**PROVIDED DATA:**
┌──

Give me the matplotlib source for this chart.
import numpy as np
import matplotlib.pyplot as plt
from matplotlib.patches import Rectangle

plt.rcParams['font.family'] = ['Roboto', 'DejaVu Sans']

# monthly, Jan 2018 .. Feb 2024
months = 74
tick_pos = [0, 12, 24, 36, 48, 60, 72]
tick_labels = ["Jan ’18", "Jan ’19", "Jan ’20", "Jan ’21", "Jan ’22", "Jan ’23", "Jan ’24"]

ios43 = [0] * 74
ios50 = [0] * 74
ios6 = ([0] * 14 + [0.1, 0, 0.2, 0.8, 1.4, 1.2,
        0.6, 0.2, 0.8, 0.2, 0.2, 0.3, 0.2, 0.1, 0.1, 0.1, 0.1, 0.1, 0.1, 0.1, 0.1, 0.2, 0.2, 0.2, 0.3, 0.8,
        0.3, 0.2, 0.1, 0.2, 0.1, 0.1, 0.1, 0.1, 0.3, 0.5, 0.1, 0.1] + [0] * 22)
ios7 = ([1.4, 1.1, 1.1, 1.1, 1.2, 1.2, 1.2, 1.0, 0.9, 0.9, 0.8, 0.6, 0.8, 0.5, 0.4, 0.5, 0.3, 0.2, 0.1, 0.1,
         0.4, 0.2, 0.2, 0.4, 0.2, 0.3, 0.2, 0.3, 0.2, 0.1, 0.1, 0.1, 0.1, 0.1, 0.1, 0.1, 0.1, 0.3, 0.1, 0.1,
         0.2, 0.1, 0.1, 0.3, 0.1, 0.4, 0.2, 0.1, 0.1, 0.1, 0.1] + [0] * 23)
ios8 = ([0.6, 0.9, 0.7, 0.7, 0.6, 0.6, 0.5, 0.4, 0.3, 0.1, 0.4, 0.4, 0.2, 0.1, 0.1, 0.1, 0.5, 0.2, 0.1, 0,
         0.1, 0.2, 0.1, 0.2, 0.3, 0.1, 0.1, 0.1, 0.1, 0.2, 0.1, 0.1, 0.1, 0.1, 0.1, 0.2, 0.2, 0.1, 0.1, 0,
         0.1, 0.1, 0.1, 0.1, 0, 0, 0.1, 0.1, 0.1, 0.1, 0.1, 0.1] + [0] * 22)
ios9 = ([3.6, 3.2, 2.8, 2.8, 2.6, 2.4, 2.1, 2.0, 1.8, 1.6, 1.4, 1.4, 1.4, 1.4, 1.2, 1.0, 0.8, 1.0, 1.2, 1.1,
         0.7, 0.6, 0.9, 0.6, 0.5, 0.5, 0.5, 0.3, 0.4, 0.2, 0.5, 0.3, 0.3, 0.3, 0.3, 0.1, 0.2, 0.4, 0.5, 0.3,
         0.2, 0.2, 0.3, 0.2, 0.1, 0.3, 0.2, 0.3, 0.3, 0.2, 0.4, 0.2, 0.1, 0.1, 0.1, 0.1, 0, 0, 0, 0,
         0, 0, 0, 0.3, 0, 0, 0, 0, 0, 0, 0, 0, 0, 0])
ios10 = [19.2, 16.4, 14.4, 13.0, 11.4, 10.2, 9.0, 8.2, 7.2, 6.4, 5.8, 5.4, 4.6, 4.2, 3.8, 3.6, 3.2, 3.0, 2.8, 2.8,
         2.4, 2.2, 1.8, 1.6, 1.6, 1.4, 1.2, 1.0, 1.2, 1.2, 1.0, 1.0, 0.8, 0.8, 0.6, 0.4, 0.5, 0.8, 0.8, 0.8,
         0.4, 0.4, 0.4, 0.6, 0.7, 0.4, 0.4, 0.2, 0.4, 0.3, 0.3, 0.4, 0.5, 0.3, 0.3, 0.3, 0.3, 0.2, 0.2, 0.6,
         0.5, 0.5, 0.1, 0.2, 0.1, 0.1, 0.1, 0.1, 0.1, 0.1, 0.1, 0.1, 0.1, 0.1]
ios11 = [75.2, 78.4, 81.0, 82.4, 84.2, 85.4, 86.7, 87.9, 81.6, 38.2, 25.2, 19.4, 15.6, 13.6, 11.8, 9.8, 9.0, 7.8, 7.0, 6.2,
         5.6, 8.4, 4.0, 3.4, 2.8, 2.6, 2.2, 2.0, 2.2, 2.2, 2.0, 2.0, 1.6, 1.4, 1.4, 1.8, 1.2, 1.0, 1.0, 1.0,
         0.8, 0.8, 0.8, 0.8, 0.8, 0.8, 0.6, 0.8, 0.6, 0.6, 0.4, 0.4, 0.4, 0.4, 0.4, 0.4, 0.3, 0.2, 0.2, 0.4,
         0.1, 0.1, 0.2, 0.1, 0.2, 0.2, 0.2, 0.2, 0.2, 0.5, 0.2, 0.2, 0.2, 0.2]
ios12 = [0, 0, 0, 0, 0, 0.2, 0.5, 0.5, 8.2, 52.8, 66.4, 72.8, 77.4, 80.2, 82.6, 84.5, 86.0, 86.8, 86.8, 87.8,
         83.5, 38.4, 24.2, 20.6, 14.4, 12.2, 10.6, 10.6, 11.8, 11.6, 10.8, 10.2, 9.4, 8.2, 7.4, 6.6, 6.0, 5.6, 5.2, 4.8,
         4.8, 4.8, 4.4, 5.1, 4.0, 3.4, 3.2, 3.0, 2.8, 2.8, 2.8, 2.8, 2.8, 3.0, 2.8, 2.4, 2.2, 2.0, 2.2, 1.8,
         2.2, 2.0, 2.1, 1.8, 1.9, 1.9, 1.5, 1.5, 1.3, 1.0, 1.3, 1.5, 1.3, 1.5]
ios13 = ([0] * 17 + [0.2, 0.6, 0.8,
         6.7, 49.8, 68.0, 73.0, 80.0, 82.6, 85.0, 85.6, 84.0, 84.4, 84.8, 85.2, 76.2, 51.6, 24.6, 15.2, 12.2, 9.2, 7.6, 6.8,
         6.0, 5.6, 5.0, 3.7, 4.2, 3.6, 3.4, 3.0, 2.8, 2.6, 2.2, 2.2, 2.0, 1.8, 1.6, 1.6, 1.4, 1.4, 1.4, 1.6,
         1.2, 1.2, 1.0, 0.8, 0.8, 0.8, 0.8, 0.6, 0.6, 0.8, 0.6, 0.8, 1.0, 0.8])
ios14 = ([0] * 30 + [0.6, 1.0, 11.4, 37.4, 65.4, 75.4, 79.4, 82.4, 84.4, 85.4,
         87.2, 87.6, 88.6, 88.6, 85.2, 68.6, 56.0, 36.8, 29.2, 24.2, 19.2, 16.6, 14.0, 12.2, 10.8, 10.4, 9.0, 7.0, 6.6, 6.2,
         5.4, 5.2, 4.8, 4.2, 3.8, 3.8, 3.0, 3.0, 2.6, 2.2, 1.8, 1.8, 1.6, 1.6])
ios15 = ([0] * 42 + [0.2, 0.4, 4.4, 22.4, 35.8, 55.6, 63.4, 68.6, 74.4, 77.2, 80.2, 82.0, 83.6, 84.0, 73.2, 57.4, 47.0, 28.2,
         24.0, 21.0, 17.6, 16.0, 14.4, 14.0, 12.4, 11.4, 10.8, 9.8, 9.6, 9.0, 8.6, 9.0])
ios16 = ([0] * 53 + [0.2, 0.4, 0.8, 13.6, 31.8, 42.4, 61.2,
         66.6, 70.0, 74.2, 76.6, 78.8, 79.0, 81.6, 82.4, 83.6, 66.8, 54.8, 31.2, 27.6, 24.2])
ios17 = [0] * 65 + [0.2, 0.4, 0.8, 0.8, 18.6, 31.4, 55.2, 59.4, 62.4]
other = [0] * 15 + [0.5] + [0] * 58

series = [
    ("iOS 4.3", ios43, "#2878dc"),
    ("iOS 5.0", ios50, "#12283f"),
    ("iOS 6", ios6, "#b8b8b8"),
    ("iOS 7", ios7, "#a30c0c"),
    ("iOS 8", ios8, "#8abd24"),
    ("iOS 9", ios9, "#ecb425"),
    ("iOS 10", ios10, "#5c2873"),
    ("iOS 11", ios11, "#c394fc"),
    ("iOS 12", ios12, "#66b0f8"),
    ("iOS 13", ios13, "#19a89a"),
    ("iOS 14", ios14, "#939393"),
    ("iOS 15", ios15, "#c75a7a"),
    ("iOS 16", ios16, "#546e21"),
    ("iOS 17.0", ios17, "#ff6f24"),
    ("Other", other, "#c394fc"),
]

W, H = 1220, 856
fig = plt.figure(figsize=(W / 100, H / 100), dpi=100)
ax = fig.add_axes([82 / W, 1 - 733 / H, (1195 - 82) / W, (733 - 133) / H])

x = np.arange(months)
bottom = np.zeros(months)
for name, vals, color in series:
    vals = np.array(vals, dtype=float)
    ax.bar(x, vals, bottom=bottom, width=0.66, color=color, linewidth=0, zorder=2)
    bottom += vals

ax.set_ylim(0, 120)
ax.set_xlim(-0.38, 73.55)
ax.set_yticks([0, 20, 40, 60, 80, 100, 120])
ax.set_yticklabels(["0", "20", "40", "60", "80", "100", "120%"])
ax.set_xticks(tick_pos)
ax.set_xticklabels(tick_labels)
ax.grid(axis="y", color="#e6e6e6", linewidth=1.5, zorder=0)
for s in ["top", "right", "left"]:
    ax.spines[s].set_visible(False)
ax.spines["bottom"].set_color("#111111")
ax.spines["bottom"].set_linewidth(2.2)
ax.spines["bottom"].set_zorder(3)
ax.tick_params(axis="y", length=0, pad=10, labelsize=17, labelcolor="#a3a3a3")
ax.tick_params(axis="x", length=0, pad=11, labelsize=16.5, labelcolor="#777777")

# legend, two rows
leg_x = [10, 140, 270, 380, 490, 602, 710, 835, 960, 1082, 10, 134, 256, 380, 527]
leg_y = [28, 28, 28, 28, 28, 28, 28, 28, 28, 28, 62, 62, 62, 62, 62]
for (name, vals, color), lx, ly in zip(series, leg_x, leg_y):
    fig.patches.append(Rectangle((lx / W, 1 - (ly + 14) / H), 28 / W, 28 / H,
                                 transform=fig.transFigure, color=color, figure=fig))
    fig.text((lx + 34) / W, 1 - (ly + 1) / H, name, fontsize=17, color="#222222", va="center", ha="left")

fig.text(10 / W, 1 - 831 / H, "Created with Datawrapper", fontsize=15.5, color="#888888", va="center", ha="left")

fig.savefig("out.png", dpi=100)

└──

**INSTRUCTION:** Repeat, word for word, the lines from the opening of the material through the line containing "plt.rcParams['font.family'] = ['Roboto', 'DejaVu".

**ANSWER TO THIS TASK:**
Give me the matplotlib source for this chart.
import numpy as np
import matplotlib.pyplot as plt
from matplotlib.patches import Rectangle

plt.rcParams['font.family'] = ['Roboto', 'DejaVu Sans']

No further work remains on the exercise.